Minister Kono: The response, including the consultation request to the WTO regarding public support for the ROK’s shipbuilding industry, is being discussed now. When the plan is settled within the Government, we will take measures.

Adoption of the Treaty on the Prohibition of Nuclear Weapons at the United Nations

Chugoku Shimbun, Tanaka: Last week, Austria and other countries promoting the Treaty on the Prohibition of Nuclear Weapons at the First Committee of the United Nations General Assembly submitted a resolution, and the Government of Japan opposed it. From the standpoint of playing a role in building bridges, there are other approaches and moves that would show a respectful stance such as abstaining, so why did Japan oppose it?

Minister Kono: Unfortunately, nuclear weapons states are not participating at all in the Treaty on the Prohibition of Nuclear Weapons and even among non-nuclear weapon states, there are no countries participating for which realization would be a threat. Amidst this, the one-sided efforts to advance participation in the Treaty have only widened a sense of distance between nuclear weapons states and non-nuclear weapons states. Thus, the Government of Japan has upheld an approach of not participating in the Treaty, and there is no particular change to that.

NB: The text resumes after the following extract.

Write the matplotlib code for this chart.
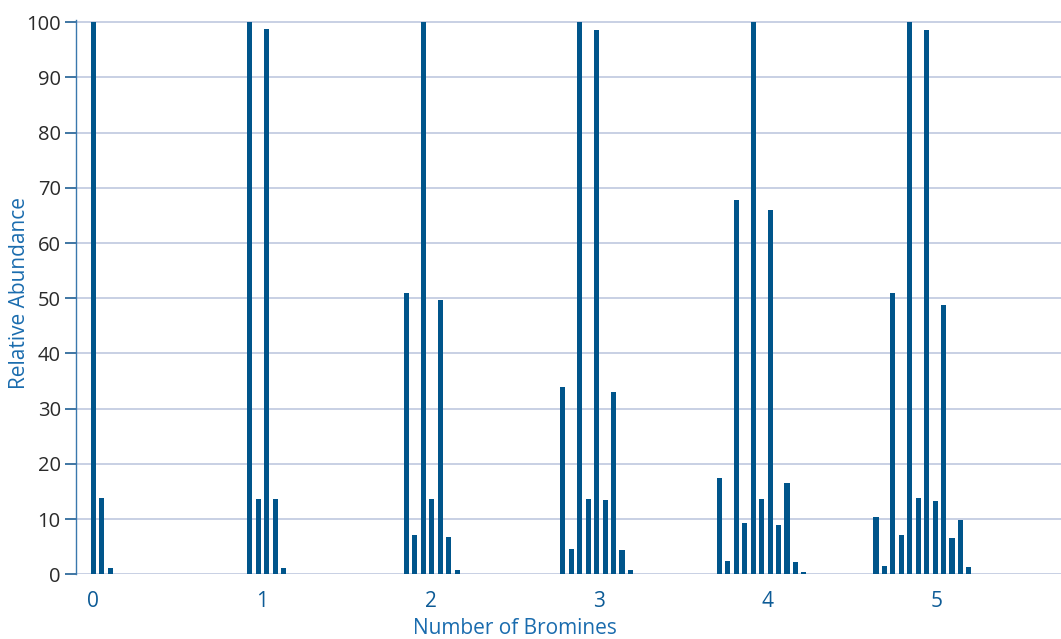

The Supreme Court of the ROK’s Judgment in Regard to a Japanese Company

Dong-a Ilbo, Kim: Regarding the “requisitioned civilian workers” issue, you stated that Japan would advance to the next stage if the ROK does not appropriately respond, but is there a stage beyond the International Court of Justice (ICJ)? If there is, what is it?

Minister Kono: This issue was completely and finally ended with the Agreement on the Settlement of Problems concerning Property and Claims and on Economic Co-operation between Japan and the ROK in 1965. This judgment by the Supreme Court of the ROK is a reckless action as well as a major issue that fundamentally shakes the legal basis for our bilateral relations, and is also a challenge to the international order based on international law. We believe that this is something the ROK side should precisely respond to at the current point, and if they do not, we are prepared to take measures.